Alternatively, we could implement it with a HashMap which would not actually have pipelining since everything is in-memory, but could be useful for testing and inspecting the pipelined payload.

pub enum Ops {
  Get { key: String },
  Set { key: String, value: i32 },
}

impl Pipeline for Vec<Ops> {
  fn get(&mut self, key: &str) {
    self.push(Ops::Get { key: key.to_string() })
  }

  fn set(&mut self, key: &str, value: i32) {
    self.push(Ops::Set { key: key.to_string(), value })
  }
}

impl Cache for HashMap<String, i32> {
  type Pipe = Vec<Ops>;

  fn pipe() -> Vec<Ops> {
    Vec::new()
  }

  fn query(&mut self, pipe: Vec<Ops>) -> Option<i32> {
    pipe.iter().fold(None, |_, op| {
      match op {
        Ops::Get { key } => self.get(key).map(|i| i.clone()),
        Ops::Set { key, value } => {
          self.insert(key.clone(), value.clone());
          None
        }
      }
    })
  }
}

Finally, we can actually run our program with either implementation serving as the backend.

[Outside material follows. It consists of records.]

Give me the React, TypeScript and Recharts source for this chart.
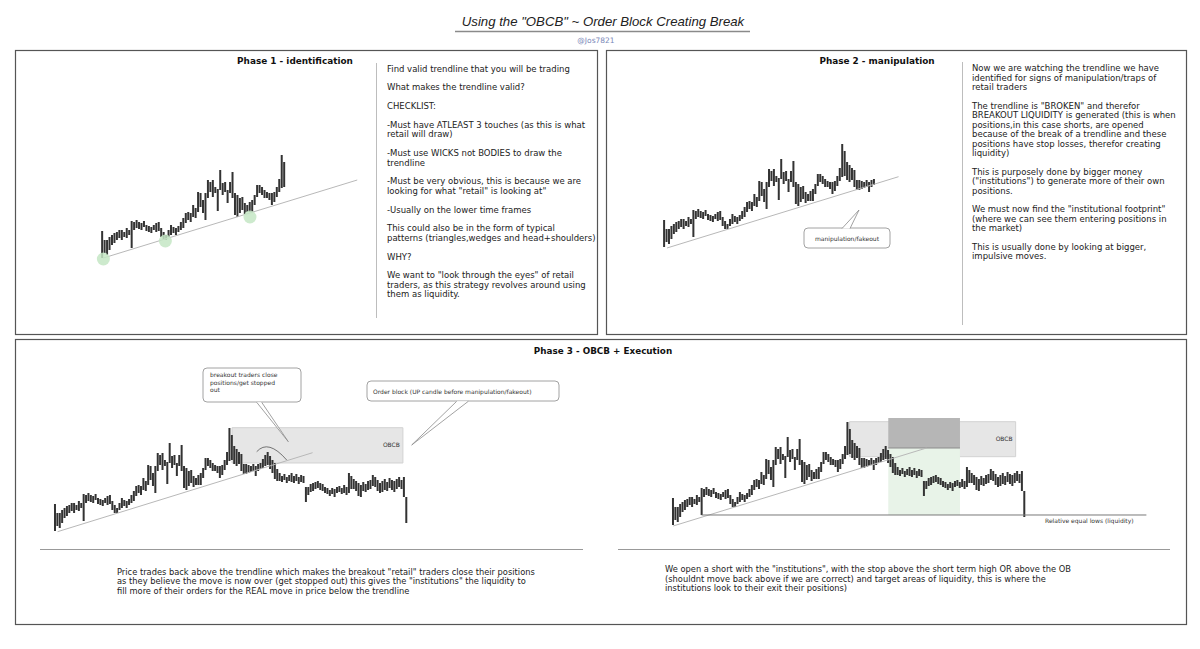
import React from 'react';
import { ComposedChart, Bar, XAxis, YAxis, ReferenceLine, ReferenceArea, ReferenceDot } from 'recharts';

// price is measured in "points" above the first swing low
// bars 0-74: the uptrend that gets the trendline (phase 1)
const trendHighs = [27, 18, 18, 21, 23, 25, 26, 28, 28, 26, 30, 28, 37, 36, 38, 36, 35, 37, 33, 32, 31, 33, 35, 36, 30, 26, 23, 28, 33, 31, 30, 32, 36, 40, 45, 46, 45, 53, 50, 66, 65, 58, 65, 78, 76, 78, 71, 69, 88, 75, 76, 68, 76, 86, 65, 63, 60, 61, 55, 53, 56, 58, 63, 73, 73, 71, 68, 66, 65, 65, 66, 71, 79, 103, 96];
const trendLows = [0, 5, 3, 8, 13, 15, 18, 20, 18, 21, 20, 23, 10, 28, 30, 29, 28, 31, 27, 26, 25, 28, 26, 27, 21, 18, 18, 21, 23, 25, 23, 26, 28, 30, 35, 38, 36, 41, 40, 46, 51, 45, 38, 60, 66, 61, 65, 47, 68, 63, 66, 55, 65, 60, 43, 41, 45, 48, 44, 46, 46, 46, 53, 61, 65, 63, 60, 60, 58, 53, 56, 61, 66, 70, 71];
// bars 75-86: the fakeout under the trendline (phase 2)
const fakeoutHighs = [85, 82, 79, 77, 67, 67, 66, 65, 67, 65, 67, 68];
const fakeoutLows = [67, 65, 67, 60, 57, 57, 58, 59, 60, 55, 60, 62];
// bars 87-147: reclaim, then the real move down (phase 3)
const breakdownHighs = [72, 76, 79, 75, 71, 68, 62, 58, 55, 57, 54, 56, 58, 55, 57, 54, 56, 55, 44, 44, 47, 48, 49, 50, 48, 47, 44, 43, 41, 43, 42, 44, 45, 43, 46, 44, 58, 55, 52, 50, 48, 46, 49, 47, 50, 51, 56, 54, 51, 48, 50, 52, 49, 53, 51, 50, 52, 54, 51, 54, 34];
const breakdownLows = [63, 65, 66, 62, 58, 52, 50, 50, 49, 51, 48, 50, 49, 48, 50, 47, 49, 48, 29, 36, 39, 40, 42, 43, 41, 40, 38, 37, 35, 37, 34, 38, 39, 37, 38, 36, 38, 42, 42, 40, 35, 34, 40, 39, 41, 42, 45, 44, 40, 38, 39, 41, 40, 43, 41, 39, 42, 44, 42, 34, 8];

const touchPoints = [
  { i: 0.4, p: -1 },
  { i: 25.6, p: 17 },
  { i: 60, p: 41 },
];

const highs = [...trendHighs, ...fakeoutHighs, ...breakdownHighs];
const lows = [...trendLows, ...fakeoutLows, ...breakdownLows];
const series = highs.map((h, i) => ({ i, range: [lows[i], h] }));

const phase1Data = series.slice(0, trendHighs.length);
const phase2Data = series.slice(0, trendHighs.length + fakeoutHighs.length);
const phase3Data = series;

const FONT = '"DejaVu Sans", Verdana, sans-serif';
const BAR = '#333';
const TREND = '#b8b8b8';

const phase1Text = [
  ['Find valid trendline that you will be trading'],
  ['What makes the trendline valid?'],
  ['CHECKLIST:'],
  ['-Must have ATLEAST 3 touches (as this is what', 'retail will draw)'],
  ['-Must use WICKS not BODIES to draw the', 'trendline'],
  ['-Must be very obvious, this is because we are', 'looking for what "retail" is looking at"'],
  ['-Usually on the lower time frames'],
  ['This could also be in the form of typical', 'patterns (triangles,wedges and head+shoulders)'],
  ['WHY?'],
  ['We want to "look through the eyes" of retail', 'traders, as this strategy revolves around using', 'them as liquidity.'],
];

const phase2Text = [
  ['Now we are watching the trendline we have', 'identified for signs of manipulation/traps of', 'retail traders'],
  [
    'The trendline is "BROKEN" and therefor',
    'BREAKOUT LIQUIDITY is generated (this is when',
    'positions,in this case shorts, are opened',
    'because of the break of a trendline and these',
    'positions have stop losses, therefor creating',
    'liquidity)',
  ],
  ['This is purposely done by bigger money', '("institutions") to generate more of their own', 'positions.'],
  ['We must now find the "institutional footprint"', '(where we can see them entering positions in', 'the market)'],
  ['This is usually done by looking at bigger,', 'impulsive moves.'],
];

const phase3LeftText = [
  [
    'Price trades back above the trendline which makes the breakout "retail" traders close their positions',
    'as they believe the move is now over (get stopped out) this gives the "institutions" the liquidity to',
    'fill more of their orders for the REAL move in price below the trendline',
  ],
];

const phase3RightText = [
  [
    'We open a short with the "institutions", with the stop above the short term high OR above the OB',
    '(shouldnt move back above if we are correct) and target areas of liquidity, this is where the',
    'institutions look to their exit their positions)',
  ],
];

function Paragraphs({ x, y, paras, size, lineH = 9.6, gap = 9.1 }: any) {
  let cy = y;
  const out: any[] = [];
  paras.forEach((lines: string[], pi: number) => {
    lines.forEach((line, li) => {
      out.push(
        <text key={`${pi}-${li}`} x={x} y={cy}>
          {line}
        </text>
      );
      cy += lineH;
    });
    cy += gap;
  });
  return (
    <g fontSize={size} fill="#222" fontFamily={FONT}>
      {out}
    </g>
  );
}

function PriceChart({ data, x0, y0, step, xDomain, yDomain, under, over }: any) {
  const left = x0 + xDomain[0] * step;
  const width = (xDomain[1] - xDomain[0]) * step;
  const top = y0 - yDomain[1];
  const height = yDomain[1] - yDomain[0];
  return (
    <div style={{ position: 'absolute', left, top, width, height }}>
      <ComposedChart width={width} height={height} data={data} margin={{ top: 0, right: 0, bottom: 0, left: 0 }}>
        <XAxis dataKey="i" type="number" domain={xDomain} hide allowDataOverflow />
        <YAxis type="number" domain={yDomain} hide allowDataOverflow />
        {under}
        <Bar dataKey="range" fill={BAR} barSize={2} isAnimationActive={false} />
        {over}
      </ComposedChart>
    </div>
  );
}

function Callout({ x, y, w, h, tail, lines, size = 6 }: any) {
  return (
    <g>
      <rect x={x} y={y} width={w} height={h} rx={4} fill="#fff" stroke="#8a8a8a" strokeWidth={0.8} />
      <path
        d={`M${tail[0]} ${tail[1]} L${tail[4]} ${tail[5]} L${tail[2]} ${tail[3]}`}
        fill="#fff"
        stroke="#8a8a8a"
        strokeWidth={0.8}
      />
      {lines.map((l: string, k: number) => (
        <text key={k} x={x + 7} y={y + 9 + k * 7.5} fontSize={size} fill="#333" fontFamily={FONT}>
          {l}
        </text>
      ))}
    </g>
  );
}

export default function App() {
  return (
    <div
      style={{
        position: 'absolute',
        left: 0,
        top: 0,
        width: 1200,
        height: 649,
        background: '#fff',
        overflow: 'hidden',
        fontFamily: FONT,
      }}
    >
      {/* Phase 1 */}
      <PriceChart
        data={phase1Data}
        x0={102}
        y0={258}
        step={2.46}
        xDomain={[-3, 106]}
        yDomain={[-10, 108]}
        under={touchPoints.map((t, k) => (
          <ReferenceDot key={k} x={t.i} y={t.p} r={6.5} fill="#c4e6c4" fillOpacity={0.85} stroke="none" />
        ))}
        over={<ReferenceLine segment={[{ x: 0.4, y: 0 }, { x: 103.6, y: 78 }]} stroke={TREND} strokeWidth={1} />}
      />

      {/* Phase 2 */}
      <PriceChart
        data={phase2Data}
        x0={664}
        y0={247}
        step={2.44}
        xDomain={[-3, 98]}
        yDomain={[-10, 108]}
        over={<ReferenceLine segment={[{ x: 1.1, y: -1 }, { x: 96, y: 70.3 }]} stroke={TREND} strokeWidth={1} />}
      />

      {/* Phase 3 left */}
      <PriceChart
        data={phase3Data}
        x0={55.5}
        y0={531}
        step={2.39}
        xDomain={[-3, 150]}
        yDomain={[-10, 110]}
        under={
          <ReferenceArea
            x1={74}
            x2={145.5}
            y1={68}
            y2={103.3}
            fill="#e6e6e6"
            fillOpacity={1}
            stroke="#d2d2d2"
            label={{ value: 'OBCB', position: 'insideRight', offset: 3, fontSize: 6, fill: '#333', fontFamily: FONT }}
          />
        }
        over={<ReferenceLine segment={[{ x: 1, y: -0.7 }, { x: 107.7, y: 78.3 }]} stroke={TREND} strokeWidth={1} />}
      />

      {/* Phase 3 right */}
      <PriceChart
        data={phase3Data}
        x0={673.5}
        y0={525}
        step={2.39}
        xDomain={[-3, 200]}
        yDomain={[-10, 110]}
        under={[
          <ReferenceArea
            key="ob"
            x1={73.8}
            x2={143.3}
            y1={68.3}
            y2={103.3}
            fill="#e6e6e6"
            fillOpacity={1}
            stroke="#d2d2d2"
            label={{ value: 'OBCB', position: 'insideRight', offset: 3, fontSize: 6, fill: '#333', fontFamily: FONT }}
          />,
          <ReferenceArea key="stop" x1={90} x2={120} y1={77} y2={107} fill="#b6b6b6" fillOpacity={1} stroke="none" />,
          <ReferenceArea key="tp" x1={90} x2={120} y1={10} y2={77} fill="#e8f3e8" fillOpacity={1} stroke="none" />,
        ]}
        over={[
          <ReferenceLine key="entry" segment={[{ x: 90, y: 77 }, { x: 120, y: 77 }]} stroke="#8c8c8c" strokeWidth={1.2} />,
          <ReferenceLine key="trend" segment={[{ x: 0, y: -1 }, { x: 106, y: 77 }]} stroke={TREND} strokeWidth={1} />,
          <ReferenceLine key="lows" segment={[{ x: 11.9, y: 10 }, { x: 198, y: 10 }]} stroke="#777" strokeWidth={1} />,
        ]}
      />

      <svg width={1200} height={649} style={{ position: 'absolute', left: 0, top: 0, pointerEvents: 'none' }}>
        {/* title */}
        <text
          x={603}
          y={26}
          textAnchor="middle"
          fontSize={13.2}
          fontStyle="italic"
          fill="#222"
          fontFamily='"Liberation Sans", sans-serif'
        >
          Using the "OBCB" ~ Order Block Creating Break
        </text>
        <line x1={455} x2={750} y1={31.5} y2={31.5} stroke="#8a8a8a" strokeWidth={1.5} />
        <text x={596} y={42.5} textAnchor="middle" fontSize={7.5} fill="#7a88b8" fontFamily={FONT}>
          @Jos7821
        </text>

        {/* panels */}
        <rect x={15.5} y={50.5} width={582} height={284} fill="none" stroke="#555" strokeWidth={1.2} />
        <rect x={606.5} y={50.5} width={580} height={284} fill="none" stroke="#555" strokeWidth={1.2} />
        <rect x={15.5} y={339.5} width={1171} height={285} fill="none" stroke="#555" strokeWidth={1.2} />

        {/* headers */}
        <g fontWeight="bold" fill="#111" fontFamily={FONT} textAnchor="middle">
          <text x={295} y={64} fontSize={8.9}>Phase 1 - identification</text>
          <text x={877} y={64} fontSize={8.9}>Phase 2 - manipulation</text>
          <text x={603} y={353.5} fontSize={8.8}>Phase 3 - OBCB + Execution</text>
        </g>

        {/* separators */}
        <line x1={376.5} x2={376.5} y1={63} y2={318} stroke="#bdbdbd" strokeWidth={1} />
        <line x1={962.5} x2={962.5} y1={62} y2={325} stroke="#bdbdbd" strokeWidth={1} />
        <line x1={40} x2={583} y1={549.5} y2={549.5} stroke="#999" strokeWidth={1} />
        <line x1={618} x2={1170} y1={549.5} y2={549.5} stroke="#999" strokeWidth={1} />

        <Paragraphs x={387} y={71.5} paras={phase1Text} size={8.5} />
        <Paragraphs x={972} y={71} paras={phase2Text} size={8.5} lineH={9.5} gap={9} />
        <Paragraphs x={117} y={574.5} paras={phase3LeftText} size={8.3} lineH={9.5} />
        <Paragraphs x={665} y={572} paras={phase3RightText} size={8.3} lineH={9.5} />

        {/* callouts */}
        <Callout x={804} y={228} w={86} h={20} tail={[842, 228.5, 850, 228.5, 859, 210]} lines={[]} />
        <text x={847} y={240.5} textAnchor="middle" fontSize={6} fill="#333" fontFamily={FONT}>
          manipulation/fakeout
        </text>

        <Callout
          x={203}
          y={368}
          w={98}
          h={34}
          tail={[256.7, 402.3, 261.7, 402.3, 288.3, 441.7]}
          lines={['breakout traders close', 'positions/get stopped', 'out']}
        />
        <Callout
          x={367}
          y={381}
          w={192}
          h={20}
          tail={[456.7, 401.3, 468.3, 401.3, 411.7, 445]}
          lines={[]}
        />
        <text x={373} y={393.5} fontSize={6} fill="#333" fontFamily={FONT}>
          Order block (UP candle before manipulation/fakeout)
        </text>

        <path d="M256.7 451.7 Q268.3 438.8 286.7 460" fill="none" stroke="#555" strokeWidth={0.8} />

        <text x={1045} y={522.5} fontSize={6} fill="#333" fontFamily={FONT}>
          Relative equal lows (liquidity)
        </text>
      </svg>
    </div>
  );
}
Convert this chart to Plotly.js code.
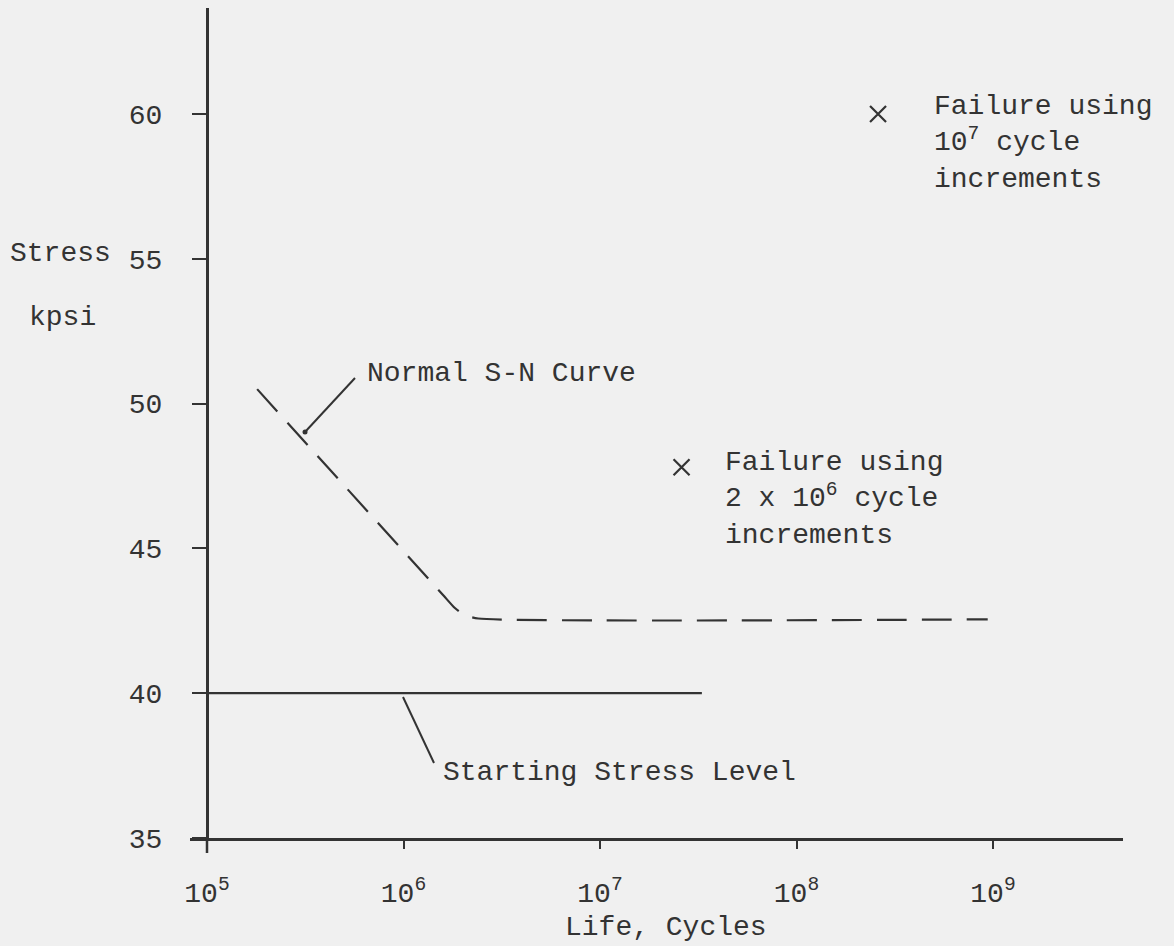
<!DOCTYPE html>
<html>
<head>
<meta charset="utf-8">
<script src="https://cdn.plot.ly/plotly-3.0.1.min.js"></script>
<style>html,body{margin:0;padding:0;background:#f0f0f0;}#chart{width:1174px;height:946px;}</style>
</head>
<body>
<div id="chart"></div>
<script>
// ---- data ----
const snCycles = [1.8e5, 1.585e6, 1.82e6, 2.04e6, 2.4e6, 9.4e8];
const snStress = [50.5, 43.4, 42.95, 42.7, 42.58, 42.55];
const startCycles = [1e5, 3.3e7];
const startStress = [40, 40];
const failCycles = [2.6e7, 2.6e8];
const failStress = [47.8, 60.0];
const xTickExponents = [5, 6, 7, 8, 9];
const yTickValues = [35, 40, 45, 50, 55, 60];

const INK = '#333333';
const FONT = 'Liberation Mono, Courier New, monospace';

const traces = [
  {x: snCycles, y: snStress, mode: 'lines', type: 'scatter',
   line: {color: INK, width: 2.2, dash: '30px,15px', shape: 'spline', smoothing: 0.6},
   hoverinfo: 'skip', showlegend: false},
  {x: startCycles, y: startStress, mode: 'lines', type: 'scatter',
   line: {color: INK, width: 2.2}, hoverinfo: 'skip', showlegend: false},
  {x: failCycles, y: failStress, mode: 'markers', type: 'scatter',
   marker: {symbol: 'x-thin', size: 16, color: INK, line: {color: INK, width: 2.2}},
   hoverinfo: 'skip', showlegend: false}
];

const W = 933, H = 830; // plot area size in px
function px(xp) { return (xp - 190) / W; }
function py(yp) { return (838 - yp) / H; }

const ann = (text, x, y, xanchor) => ({
  text: text, xref: 'paper', yref: 'paper', x: x, y: y,
  xanchor: xanchor || 'left', yanchor: 'middle', showarrow: false, align: 'left',
  font: {family: FONT, size: 28, color: INK}
});

const layout = {
  width: 1174, height: 946,
  margin: {l: 190, r: 51, t: 8, b: 108, pad: 0},
  paper_bgcolor: '#f0f0f0', plot_bgcolor: 'rgba(0,0,0,0)',
  font: {family: FONT, size: 28, color: INK},
  showlegend: false,
  xaxis: {
    type: 'log', range: [4.9135, 9.6616],
    showgrid: false, zeroline: false,
    showline: true, linecolor: INK, linewidth: 2.5,
    ticks: 'outside', ticklen: 8, tickwidth: 2, tickcolor: INK,
    tickvals: xTickExponents.map(e => Math.pow(10, e)),
    ticktext: xTickExponents.map(e => '10<sup>' + e + '</sup>'),
    ticklabelstandoff: 20,
    tickfont: {family: FONT, size: 28, color: INK}
  },
  yaxis: {
    range: [35, 63.66], anchor: 'free', position: 17 / W,
    showgrid: false, zeroline: false,
    showline: true, linecolor: INK, linewidth: 2.5,
    ticks: 'outside', ticklen: 14, tickwidth: 2, tickcolor: INK,
    tickvals: yTickValues, ticktext: yTickValues.map(String),
    ticklabelstandoff: 24,
    tickfont: {family: FONT, size: 28, color: INK}
  },
  shapes: [
    // y-axis extension below the x-axis
    {type: 'line', xref: 'paper', yref: 'paper', x0: 17 / W, x1: 17 / W, y0: 0, y1: -15 / H,
     line: {color: INK, width: 2.5}},
    // leader for Normal S-N Curve
    {type: 'line', xref: 'paper', yref: 'paper', x0: px(355), y0: py(378), x1: px(305), y1: py(432),
     line: {color: INK, width: 2}},
    {type: 'circle', xref: 'paper', yref: 'paper', x0: px(302.5), x1: px(307.5), y0: py(429.5), y1: py(434.5),
     fillcolor: INK, line: {color: INK, width: 0}},
    // leader for Starting Stress Level
    {type: 'line', xref: 'paper', yref: 'paper', x0: px(403), y0: py(697), x1: px(434), y1: py(763),
     line: {color: INK, width: 2}}
  ],
  annotations: [
    ann('Normal S-N Curve', px(365), py(373)),
    ann('Starting Stress Level', px(441), py(772)),
    ann('Failure using<br>2 x 10<sup>6</sup> cycle<br>increments', px(723), py(499)),
    ann('Failure using<br>10<sup>7</sup> cycle<br>increments', px(932), py(143)),
    ann('Stress', px(8), py(253)),
    ann('kpsi', px(27), py(317)),
    ann('Life, Cycles', px(666), py(927), 'center')
  ]
};

Plotly.newPlot('chart', traces, layout, {staticPlot: true, displayModeBar: false});
</script>
</body>
</html>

use redis::{Client, Connection};

// Redis backend
let client = Client::open("redis://127.0.0.1/").unwrap();
let mut redis = RedisInfo { connection: client.get_connection().unwrap() };
program::<RedisInfo>(&mut redis);

// HashMap backend
let mut cache = HashMap::new();
program::<HashMap<String, i32>>(&mut cache);

And there we have it: a program that is parameterized by an abstract, pipeline-supported Cache, two implementations of that cache, both of which can be seamlessly plugged in. Existential types are pretty cool (and underrated).


  1. Getting close though! See: https://github.com/rust-lang/rfcs/pull/1598.

  2. Obligatory Constraints Liberate, Liberties Constrain.

  3. This is not the best type signature for the method as the Option return type is dynamic whereas statically we should know if it is a Some (last operation was a get) or None (last operation was a set). This choice was made purely to simplify the presentation of this blog post. I’m sorry.